Set exercise: Leaving the pictures aside, transcribe every line below exactly.

Supplied data:
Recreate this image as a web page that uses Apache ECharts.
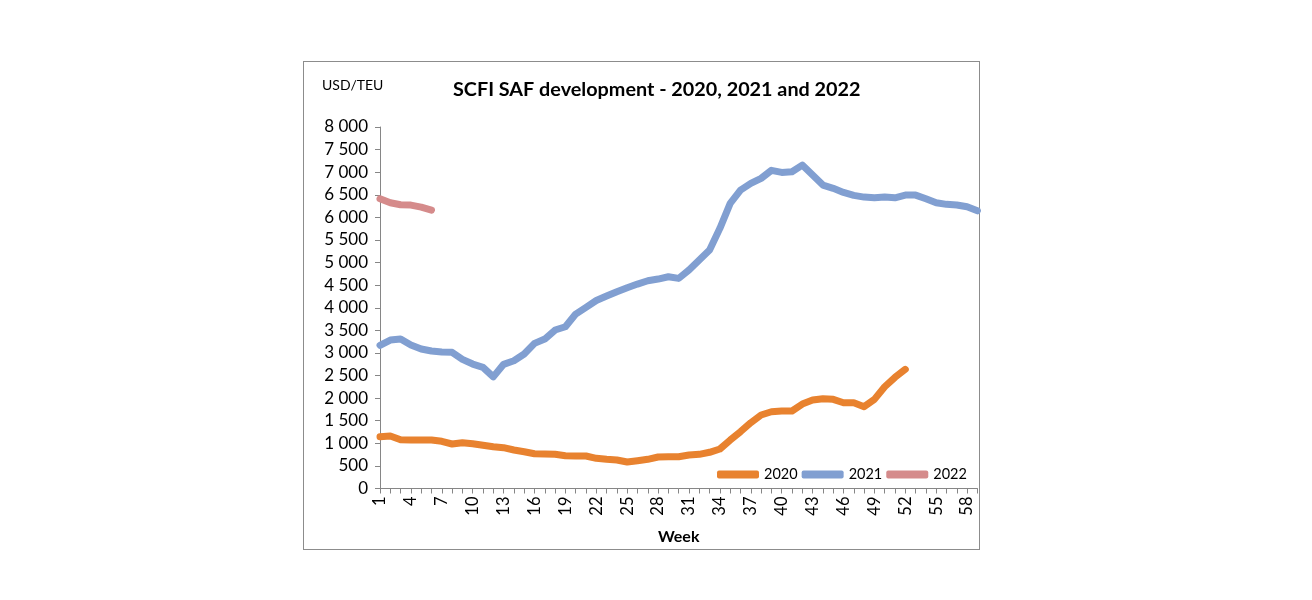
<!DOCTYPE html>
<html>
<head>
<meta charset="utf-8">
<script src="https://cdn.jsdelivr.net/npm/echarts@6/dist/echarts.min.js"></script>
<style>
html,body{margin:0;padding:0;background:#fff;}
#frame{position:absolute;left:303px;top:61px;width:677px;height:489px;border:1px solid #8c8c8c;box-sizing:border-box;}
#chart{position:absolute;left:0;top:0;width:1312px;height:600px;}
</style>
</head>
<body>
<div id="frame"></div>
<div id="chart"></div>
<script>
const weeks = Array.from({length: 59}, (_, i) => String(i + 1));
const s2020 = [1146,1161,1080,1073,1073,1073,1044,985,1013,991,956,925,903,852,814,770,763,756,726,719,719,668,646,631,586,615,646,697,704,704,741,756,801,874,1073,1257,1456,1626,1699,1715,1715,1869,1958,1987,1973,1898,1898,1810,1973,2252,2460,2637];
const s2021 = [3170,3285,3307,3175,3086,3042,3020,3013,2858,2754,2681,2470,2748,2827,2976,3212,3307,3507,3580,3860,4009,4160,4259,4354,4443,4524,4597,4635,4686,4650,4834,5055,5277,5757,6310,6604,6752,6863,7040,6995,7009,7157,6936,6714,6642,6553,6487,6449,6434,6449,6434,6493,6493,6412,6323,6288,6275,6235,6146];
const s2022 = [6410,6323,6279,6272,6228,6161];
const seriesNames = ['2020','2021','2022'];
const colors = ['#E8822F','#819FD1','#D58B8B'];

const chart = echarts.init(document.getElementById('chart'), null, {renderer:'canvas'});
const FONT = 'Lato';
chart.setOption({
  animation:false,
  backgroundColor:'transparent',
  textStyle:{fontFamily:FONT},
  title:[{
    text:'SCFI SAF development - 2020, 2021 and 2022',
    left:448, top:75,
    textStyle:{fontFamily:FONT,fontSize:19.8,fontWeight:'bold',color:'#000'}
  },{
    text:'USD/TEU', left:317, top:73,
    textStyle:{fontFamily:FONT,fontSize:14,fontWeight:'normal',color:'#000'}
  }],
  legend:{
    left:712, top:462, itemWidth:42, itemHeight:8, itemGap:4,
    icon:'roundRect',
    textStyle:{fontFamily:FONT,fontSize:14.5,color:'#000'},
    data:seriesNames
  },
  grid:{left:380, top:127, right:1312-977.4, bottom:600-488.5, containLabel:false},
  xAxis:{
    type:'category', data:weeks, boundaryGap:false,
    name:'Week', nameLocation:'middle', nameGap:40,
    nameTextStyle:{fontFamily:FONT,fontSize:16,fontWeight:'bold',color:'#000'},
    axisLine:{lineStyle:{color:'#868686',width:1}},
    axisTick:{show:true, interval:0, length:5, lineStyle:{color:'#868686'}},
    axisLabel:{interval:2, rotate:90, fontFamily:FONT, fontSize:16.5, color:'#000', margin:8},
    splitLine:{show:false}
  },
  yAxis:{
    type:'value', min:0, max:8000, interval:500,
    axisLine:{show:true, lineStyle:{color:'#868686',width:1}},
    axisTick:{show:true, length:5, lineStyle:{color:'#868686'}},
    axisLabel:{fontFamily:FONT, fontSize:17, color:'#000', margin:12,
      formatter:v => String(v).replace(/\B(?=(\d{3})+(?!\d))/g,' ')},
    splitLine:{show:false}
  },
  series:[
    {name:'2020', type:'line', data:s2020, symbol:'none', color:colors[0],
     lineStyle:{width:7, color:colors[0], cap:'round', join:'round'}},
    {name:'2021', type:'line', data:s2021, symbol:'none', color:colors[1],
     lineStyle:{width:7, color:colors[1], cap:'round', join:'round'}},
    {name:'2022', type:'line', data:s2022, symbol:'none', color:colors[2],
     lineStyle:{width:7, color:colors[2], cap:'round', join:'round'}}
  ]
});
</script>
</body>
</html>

Answer to this exercise:
Recreate this image as a web page that uses Apache ECharts.
<!DOCTYPE html>
<html>
<head>
<meta charset="utf-8">
<script src="https://cdn.jsdelivr.net/npm/echarts@6/dist/echarts.min.js"></script>
<style>
html,body{margin:0;padding:0;background:#fff;}
#frame{position:absolute;left:303px;top:61px;width:677px;height:489px;border:1px solid #8c8c8c;box-sizing:border-box;}
#chart{position:absolute;left:0;top:0;width:1312px;height:600px;}
</style>
</head>
<body>
<div id="frame"></div>
<div id="chart"></div>
<script>
const weeks = Array.from({length: 59}, (_, i) => String(i + 1));
const s2020 = [1146,1161,1080,1073,1073,1073,1044,985,1013,991,956,925,903,852,814,770,763,756,726,719,719,668,646,631,586,615,646,697,704,704,741,756,801,874,1073,1257,1456,1626,1699,1715,1715,1869,1958,1987,1973,1898,1898,1810,1973,2252,2460,2637];
const s2021 = [3170,3285,3307,3175,3086,3042,3020,3013,2858,2754,2681,2470,2748,2827,2976,3212,3307,3507,3580,3860,4009,4160,4259,4354,4443,4524,4597,4635,4686,4650,4834,5055,5277,5757,6310,6604,6752,6863,7040,6995,7009,7157,6936,6714,6642,6553,6487,6449,6434,6449,6434,6493,6493,6412,6323,6288,6275,6235,6146];
const s2022 = [6410,6323,6279,6272,6228,6161];
const seriesNames = ['2020','2021','2022'];
const colors = ['#E8822F','#819FD1','#D58B8B'];

const chart = echarts.init(document.getElementById('chart'), null, {renderer:'canvas'});
const FONT = 'Lato';
chart.setOption({
  animation:false,
  backgroundColor:'transparent',
  textStyle:{fontFamily:FONT},
  title:[{
    text:'SCFI SAF development - 2020, 2021 and 2022',
    left:448, top:75,
    textStyle:{fontFamily:FONT,fontSize:19.8,fontWeight:'bold',color:'#000'}
  },{
    text:'USD/TEU', left:317, top:73,
    textStyle:{fontFamily:FONT,fontSize:14,fontWeight:'normal',color:'#000'}
  }],
  legend:{
    left:712, top:462, itemWidth:42, itemHeight:8, itemGap:4,
    icon:'roundRect',
    textStyle:{fontFamily:FONT,fontSize:14.5,color:'#000'},
    data:seriesNames
  },
  grid:{left:380, top:127, right:1312-977.4, bottom:600-488.5, containLabel:false},
  xAxis:{
    type:'category', data:weeks, boundaryGap:false,
    name:'Week', nameLocation:'middle', nameGap:40,
    nameTextStyle:{fontFamily:FONT,fontSize:16,fontWeight:'bold',color:'#000'},
    axisLine:{lineStyle:{color:'#868686',width:1}},
    axisTick:{show:true, interval:0, length:5, lineStyle:{color:'#868686'}},
    axisLabel:{interval:2, rotate:90, fontFamily:FONT, fontSize:16.5, color:'#000', margin:8},
    splitLine:{show:false}
  },
  yAxis:{
    type:'value', min:0, max:8000, interval:500,
    axisLine:{show:true, lineStyle:{color:'#868686',width:1}},
    axisTick:{show:true, length:5, lineStyle:{color:'#868686'}},
    axisLabel:{fontFamily:FONT, fontSize:17, color:'#000', margin:12,
      formatter:v => String(v).replace(/\B(?=(\d{3})+(?!\d))/g,' ')},
    splitLine:{show:false}
  },
  series:[
    {name:'2020', type:'line', data:s2020, symbol:'none', color:colors[0],
     lineStyle:{width:7, color:colors[0], cap:'round', join:'round'}},
    {name:'2021', type:'line', data:s2021, symbol:'none', color:colors[1],
     lineStyle:{width:7, color:colors[1], cap:'round', join:'round'}},
    {name:'2022', type:'line', data:s2022, symbol:'none', color:colors[2],
     lineStyle:{width:7, color:colors[2], cap:'round', join:'round'}}
  ]
});
</script>
</body>
</html>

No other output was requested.